● **AIM OF THE TASK**
Go through the entries one line at a time, and gather every line that has the word "with".

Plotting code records
************

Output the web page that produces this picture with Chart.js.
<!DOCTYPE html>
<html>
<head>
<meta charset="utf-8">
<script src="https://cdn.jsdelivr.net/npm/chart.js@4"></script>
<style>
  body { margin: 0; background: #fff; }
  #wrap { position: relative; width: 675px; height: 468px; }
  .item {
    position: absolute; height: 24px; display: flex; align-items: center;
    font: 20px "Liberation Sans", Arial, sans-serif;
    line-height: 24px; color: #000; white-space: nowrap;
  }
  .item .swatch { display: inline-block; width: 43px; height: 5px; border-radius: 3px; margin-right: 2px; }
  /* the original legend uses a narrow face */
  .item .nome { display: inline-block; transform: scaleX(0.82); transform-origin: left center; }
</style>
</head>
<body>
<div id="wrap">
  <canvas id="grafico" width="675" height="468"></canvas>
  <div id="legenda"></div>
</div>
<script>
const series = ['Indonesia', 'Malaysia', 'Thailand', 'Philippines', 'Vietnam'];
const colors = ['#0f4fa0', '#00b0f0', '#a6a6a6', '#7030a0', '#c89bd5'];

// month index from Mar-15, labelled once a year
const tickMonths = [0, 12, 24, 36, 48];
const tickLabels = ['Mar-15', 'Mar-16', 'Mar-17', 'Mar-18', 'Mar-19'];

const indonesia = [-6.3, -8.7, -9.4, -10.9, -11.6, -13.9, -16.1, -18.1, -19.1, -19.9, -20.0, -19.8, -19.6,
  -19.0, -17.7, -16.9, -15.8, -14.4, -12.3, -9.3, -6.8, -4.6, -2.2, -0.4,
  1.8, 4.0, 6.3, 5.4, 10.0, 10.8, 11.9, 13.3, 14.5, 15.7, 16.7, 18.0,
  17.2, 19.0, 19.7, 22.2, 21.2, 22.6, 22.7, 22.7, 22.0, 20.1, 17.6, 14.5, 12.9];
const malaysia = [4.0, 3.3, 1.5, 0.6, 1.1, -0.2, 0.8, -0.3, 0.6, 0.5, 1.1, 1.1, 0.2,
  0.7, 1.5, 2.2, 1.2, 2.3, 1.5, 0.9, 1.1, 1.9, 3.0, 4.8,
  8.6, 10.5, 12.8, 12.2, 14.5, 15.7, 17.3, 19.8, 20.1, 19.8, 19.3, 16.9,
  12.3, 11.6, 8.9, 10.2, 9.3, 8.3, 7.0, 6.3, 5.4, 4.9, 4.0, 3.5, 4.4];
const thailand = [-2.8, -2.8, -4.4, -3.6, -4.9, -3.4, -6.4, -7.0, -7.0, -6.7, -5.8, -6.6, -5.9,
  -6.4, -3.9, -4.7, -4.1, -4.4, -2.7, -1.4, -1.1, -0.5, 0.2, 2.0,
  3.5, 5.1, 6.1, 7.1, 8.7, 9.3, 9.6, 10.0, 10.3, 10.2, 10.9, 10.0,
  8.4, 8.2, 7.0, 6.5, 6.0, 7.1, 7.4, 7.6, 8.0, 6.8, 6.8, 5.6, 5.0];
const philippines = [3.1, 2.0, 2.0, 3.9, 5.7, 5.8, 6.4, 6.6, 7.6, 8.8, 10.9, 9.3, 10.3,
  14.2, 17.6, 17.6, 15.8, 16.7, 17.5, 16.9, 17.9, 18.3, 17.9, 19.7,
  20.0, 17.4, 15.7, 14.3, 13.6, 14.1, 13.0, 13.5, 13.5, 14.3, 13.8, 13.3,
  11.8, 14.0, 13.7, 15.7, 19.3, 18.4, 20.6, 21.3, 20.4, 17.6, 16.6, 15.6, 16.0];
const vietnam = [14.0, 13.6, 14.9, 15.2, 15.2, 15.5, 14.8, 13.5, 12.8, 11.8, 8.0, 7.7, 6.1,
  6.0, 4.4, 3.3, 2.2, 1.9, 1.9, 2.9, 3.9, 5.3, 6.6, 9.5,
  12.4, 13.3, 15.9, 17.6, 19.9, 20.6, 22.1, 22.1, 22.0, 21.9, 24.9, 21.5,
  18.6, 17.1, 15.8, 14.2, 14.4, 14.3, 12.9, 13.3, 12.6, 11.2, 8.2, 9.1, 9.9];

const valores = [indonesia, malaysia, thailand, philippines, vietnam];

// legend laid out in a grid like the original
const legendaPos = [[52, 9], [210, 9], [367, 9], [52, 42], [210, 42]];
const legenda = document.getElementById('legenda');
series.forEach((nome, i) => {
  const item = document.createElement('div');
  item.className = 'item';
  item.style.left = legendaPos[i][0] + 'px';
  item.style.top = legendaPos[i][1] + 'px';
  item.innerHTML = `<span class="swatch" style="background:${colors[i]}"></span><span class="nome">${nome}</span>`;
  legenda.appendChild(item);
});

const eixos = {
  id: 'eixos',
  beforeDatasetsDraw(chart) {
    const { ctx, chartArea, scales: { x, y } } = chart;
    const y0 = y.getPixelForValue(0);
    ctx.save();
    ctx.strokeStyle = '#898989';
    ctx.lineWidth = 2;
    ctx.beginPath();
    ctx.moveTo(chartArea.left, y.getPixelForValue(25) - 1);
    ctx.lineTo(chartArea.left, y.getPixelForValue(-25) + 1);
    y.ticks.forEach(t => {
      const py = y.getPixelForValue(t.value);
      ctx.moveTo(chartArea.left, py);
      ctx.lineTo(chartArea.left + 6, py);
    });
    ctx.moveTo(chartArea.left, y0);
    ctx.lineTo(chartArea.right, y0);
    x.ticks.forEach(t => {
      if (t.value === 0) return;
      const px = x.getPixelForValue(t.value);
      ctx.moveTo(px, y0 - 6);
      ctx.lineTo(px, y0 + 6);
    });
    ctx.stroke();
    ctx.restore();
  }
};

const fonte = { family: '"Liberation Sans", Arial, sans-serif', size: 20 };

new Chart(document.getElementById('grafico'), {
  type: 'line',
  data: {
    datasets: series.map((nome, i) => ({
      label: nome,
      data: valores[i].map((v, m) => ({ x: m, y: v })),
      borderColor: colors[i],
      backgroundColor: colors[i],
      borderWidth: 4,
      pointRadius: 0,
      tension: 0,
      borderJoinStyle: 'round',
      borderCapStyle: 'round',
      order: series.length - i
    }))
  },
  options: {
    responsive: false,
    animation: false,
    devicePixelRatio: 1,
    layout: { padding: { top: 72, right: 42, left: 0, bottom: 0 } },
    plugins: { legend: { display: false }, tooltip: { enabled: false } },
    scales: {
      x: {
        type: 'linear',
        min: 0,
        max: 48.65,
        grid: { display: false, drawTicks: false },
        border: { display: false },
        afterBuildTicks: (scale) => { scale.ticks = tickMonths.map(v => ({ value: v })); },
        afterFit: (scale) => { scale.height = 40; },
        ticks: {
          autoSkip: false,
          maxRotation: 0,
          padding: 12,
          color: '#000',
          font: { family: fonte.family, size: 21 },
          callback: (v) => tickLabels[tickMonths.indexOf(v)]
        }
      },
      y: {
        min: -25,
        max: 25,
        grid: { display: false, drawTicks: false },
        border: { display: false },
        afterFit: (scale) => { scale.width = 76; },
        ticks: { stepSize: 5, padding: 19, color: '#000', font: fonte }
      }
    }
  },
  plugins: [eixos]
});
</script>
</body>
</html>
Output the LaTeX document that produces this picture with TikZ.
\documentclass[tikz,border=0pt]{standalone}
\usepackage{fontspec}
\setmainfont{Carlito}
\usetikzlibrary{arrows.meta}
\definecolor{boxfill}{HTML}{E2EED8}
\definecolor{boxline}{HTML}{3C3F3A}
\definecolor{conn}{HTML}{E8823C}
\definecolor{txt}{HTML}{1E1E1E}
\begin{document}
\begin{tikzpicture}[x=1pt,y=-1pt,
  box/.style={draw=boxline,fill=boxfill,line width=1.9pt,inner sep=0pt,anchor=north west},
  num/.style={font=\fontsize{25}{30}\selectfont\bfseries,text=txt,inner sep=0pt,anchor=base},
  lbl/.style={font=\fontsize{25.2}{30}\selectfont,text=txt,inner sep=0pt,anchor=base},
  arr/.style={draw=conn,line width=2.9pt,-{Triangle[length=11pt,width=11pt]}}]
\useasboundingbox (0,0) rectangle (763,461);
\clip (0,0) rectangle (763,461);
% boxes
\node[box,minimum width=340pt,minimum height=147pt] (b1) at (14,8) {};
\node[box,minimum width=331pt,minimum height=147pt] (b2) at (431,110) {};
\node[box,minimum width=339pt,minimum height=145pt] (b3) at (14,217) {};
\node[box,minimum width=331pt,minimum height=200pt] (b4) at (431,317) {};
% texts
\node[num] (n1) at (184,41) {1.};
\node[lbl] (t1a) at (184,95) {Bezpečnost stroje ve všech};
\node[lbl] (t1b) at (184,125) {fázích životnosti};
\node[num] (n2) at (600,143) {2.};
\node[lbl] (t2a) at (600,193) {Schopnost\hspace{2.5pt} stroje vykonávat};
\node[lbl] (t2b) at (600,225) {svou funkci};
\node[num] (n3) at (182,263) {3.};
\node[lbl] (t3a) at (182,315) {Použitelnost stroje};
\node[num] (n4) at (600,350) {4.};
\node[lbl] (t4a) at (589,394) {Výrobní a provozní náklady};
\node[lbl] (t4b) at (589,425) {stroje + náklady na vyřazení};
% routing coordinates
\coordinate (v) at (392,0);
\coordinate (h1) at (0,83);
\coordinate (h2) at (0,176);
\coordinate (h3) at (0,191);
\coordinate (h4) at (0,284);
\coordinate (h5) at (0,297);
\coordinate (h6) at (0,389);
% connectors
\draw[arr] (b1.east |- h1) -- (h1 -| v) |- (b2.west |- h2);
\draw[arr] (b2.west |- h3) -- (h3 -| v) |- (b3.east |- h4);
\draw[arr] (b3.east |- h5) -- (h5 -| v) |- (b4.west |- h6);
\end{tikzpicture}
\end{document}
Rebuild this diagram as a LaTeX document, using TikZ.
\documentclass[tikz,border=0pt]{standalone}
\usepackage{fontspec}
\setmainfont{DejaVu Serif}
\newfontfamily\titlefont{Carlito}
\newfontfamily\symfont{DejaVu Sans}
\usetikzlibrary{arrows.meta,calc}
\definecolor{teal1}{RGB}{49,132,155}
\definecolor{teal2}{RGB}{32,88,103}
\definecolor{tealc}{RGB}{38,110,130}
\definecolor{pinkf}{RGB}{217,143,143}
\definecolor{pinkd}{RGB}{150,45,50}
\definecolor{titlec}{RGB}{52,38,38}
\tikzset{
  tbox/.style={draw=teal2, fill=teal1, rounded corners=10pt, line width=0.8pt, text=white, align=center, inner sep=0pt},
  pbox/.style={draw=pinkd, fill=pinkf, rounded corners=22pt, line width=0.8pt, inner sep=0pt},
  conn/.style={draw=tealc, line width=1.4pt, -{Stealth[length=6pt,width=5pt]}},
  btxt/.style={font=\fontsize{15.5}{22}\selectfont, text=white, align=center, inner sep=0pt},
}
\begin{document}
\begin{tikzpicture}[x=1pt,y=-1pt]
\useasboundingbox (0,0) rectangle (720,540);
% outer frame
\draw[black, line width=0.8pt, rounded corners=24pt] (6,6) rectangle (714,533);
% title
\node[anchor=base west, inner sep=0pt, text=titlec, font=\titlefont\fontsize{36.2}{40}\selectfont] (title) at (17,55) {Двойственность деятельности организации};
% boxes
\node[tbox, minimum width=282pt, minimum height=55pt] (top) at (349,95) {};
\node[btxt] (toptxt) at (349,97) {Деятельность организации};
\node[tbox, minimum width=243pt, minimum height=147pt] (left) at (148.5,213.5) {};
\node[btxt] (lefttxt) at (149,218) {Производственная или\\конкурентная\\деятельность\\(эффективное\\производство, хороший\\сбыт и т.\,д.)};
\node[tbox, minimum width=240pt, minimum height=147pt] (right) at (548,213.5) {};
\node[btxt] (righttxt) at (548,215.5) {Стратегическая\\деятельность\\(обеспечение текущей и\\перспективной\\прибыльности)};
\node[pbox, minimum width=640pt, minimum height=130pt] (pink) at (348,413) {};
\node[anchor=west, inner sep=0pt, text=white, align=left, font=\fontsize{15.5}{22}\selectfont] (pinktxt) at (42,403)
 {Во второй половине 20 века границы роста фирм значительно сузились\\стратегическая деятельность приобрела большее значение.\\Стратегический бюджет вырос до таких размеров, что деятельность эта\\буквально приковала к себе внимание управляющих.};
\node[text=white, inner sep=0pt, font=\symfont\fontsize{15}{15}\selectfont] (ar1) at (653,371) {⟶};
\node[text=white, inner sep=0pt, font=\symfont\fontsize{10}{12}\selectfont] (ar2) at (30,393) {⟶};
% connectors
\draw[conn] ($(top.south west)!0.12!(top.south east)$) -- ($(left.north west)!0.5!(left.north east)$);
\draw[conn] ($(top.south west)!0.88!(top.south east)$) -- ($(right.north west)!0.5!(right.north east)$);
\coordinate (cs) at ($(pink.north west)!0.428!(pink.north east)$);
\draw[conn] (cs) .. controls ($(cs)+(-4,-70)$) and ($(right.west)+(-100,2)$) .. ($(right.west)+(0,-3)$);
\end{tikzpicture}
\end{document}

************

● **SOLUTION TO THE PROBLEM**
Output the web page that produces this picture with Chart.js.
Output the LaTeX document that produces this picture with TikZ.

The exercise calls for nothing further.